Would you print the records below from the first line through the line containing "top, bottom = 102, 288", skipping the pictures?

| Given records |
+ + + + + + +

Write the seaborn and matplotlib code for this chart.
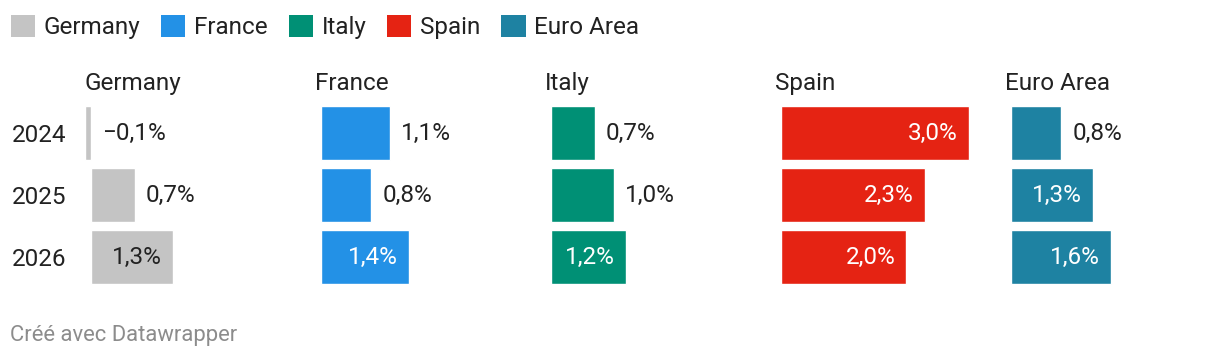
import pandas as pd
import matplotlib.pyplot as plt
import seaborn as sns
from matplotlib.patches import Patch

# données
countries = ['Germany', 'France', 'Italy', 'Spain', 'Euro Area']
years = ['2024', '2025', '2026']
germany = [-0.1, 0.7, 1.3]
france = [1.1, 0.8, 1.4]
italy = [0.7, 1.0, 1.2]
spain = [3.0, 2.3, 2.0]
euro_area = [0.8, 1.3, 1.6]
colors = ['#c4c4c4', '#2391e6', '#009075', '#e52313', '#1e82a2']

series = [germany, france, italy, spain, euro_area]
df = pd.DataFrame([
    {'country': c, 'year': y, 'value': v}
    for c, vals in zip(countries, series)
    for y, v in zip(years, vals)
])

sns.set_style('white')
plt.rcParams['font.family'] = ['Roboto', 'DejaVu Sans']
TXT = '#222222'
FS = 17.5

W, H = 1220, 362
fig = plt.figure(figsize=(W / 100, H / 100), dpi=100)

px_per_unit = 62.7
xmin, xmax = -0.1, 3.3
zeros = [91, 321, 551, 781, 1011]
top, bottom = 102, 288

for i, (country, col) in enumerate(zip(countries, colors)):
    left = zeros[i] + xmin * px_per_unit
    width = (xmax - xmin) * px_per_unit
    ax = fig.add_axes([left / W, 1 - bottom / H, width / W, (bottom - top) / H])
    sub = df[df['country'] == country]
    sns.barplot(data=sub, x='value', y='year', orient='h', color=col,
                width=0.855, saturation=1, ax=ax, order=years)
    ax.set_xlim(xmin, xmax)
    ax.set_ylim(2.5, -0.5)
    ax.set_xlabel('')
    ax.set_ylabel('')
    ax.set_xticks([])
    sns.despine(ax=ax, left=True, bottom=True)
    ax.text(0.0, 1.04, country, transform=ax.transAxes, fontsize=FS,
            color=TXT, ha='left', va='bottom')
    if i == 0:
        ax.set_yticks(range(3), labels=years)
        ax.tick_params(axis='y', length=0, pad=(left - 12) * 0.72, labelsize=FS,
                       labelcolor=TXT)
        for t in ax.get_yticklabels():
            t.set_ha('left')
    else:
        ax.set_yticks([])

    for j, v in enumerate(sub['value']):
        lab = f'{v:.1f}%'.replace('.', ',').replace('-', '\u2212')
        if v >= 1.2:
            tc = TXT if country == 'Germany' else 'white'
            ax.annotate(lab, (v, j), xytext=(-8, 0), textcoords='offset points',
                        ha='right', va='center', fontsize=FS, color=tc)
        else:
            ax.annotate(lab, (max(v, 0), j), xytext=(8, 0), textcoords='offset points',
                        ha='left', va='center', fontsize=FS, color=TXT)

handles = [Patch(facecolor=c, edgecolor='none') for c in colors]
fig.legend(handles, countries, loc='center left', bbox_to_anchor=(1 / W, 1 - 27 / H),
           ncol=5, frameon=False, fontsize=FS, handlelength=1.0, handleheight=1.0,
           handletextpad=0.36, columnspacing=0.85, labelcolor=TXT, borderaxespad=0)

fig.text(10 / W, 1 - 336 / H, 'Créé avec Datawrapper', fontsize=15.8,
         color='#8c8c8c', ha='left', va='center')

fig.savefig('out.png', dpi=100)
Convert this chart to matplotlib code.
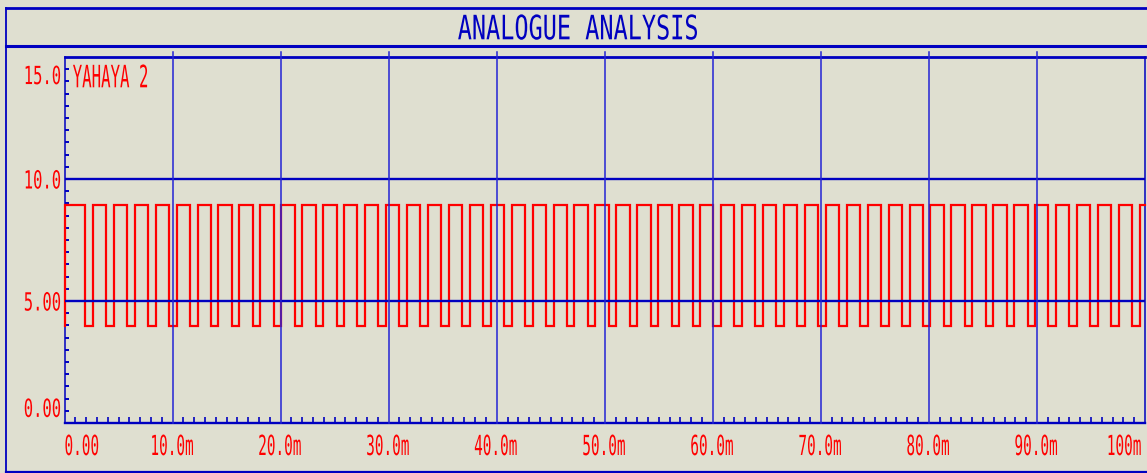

+ + + + + + +

| Answer below |
Write the seaborn and matplotlib code for this chart.
import pandas as pd
import matplotlib.pyplot as plt
import seaborn as sns
from matplotlib.patches import Patch

# données
countries = ['Germany', 'France', 'Italy', 'Spain', 'Euro Area']
years = ['2024', '2025', '2026']
germany = [-0.1, 0.7, 1.3]
france = [1.1, 0.8, 1.4]
italy = [0.7, 1.0, 1.2]
spain = [3.0, 2.3, 2.0]
euro_area = [0.8, 1.3, 1.6]
colors = ['#c4c4c4', '#2391e6', '#009075', '#e52313', '#1e82a2']

series = [germany, france, italy, spain, euro_area]
df = pd.DataFrame([
    {'country': c, 'year': y, 'value': v}
    for c, vals in zip(countries, series)
    for y, v in zip(years, vals)
])

sns.set_style('white')
plt.rcParams['font.family'] = ['Roboto', 'DejaVu Sans']
TXT = '#222222'
FS = 17.5

W, H = 1220, 362
fig = plt.figure(figsize=(W / 100, H / 100), dpi=100)

px_per_unit = 62.7
xmin, xmax = -0.1, 3.3
zeros = [91, 321, 551, 781, 1011]
top, bottom = 102, 288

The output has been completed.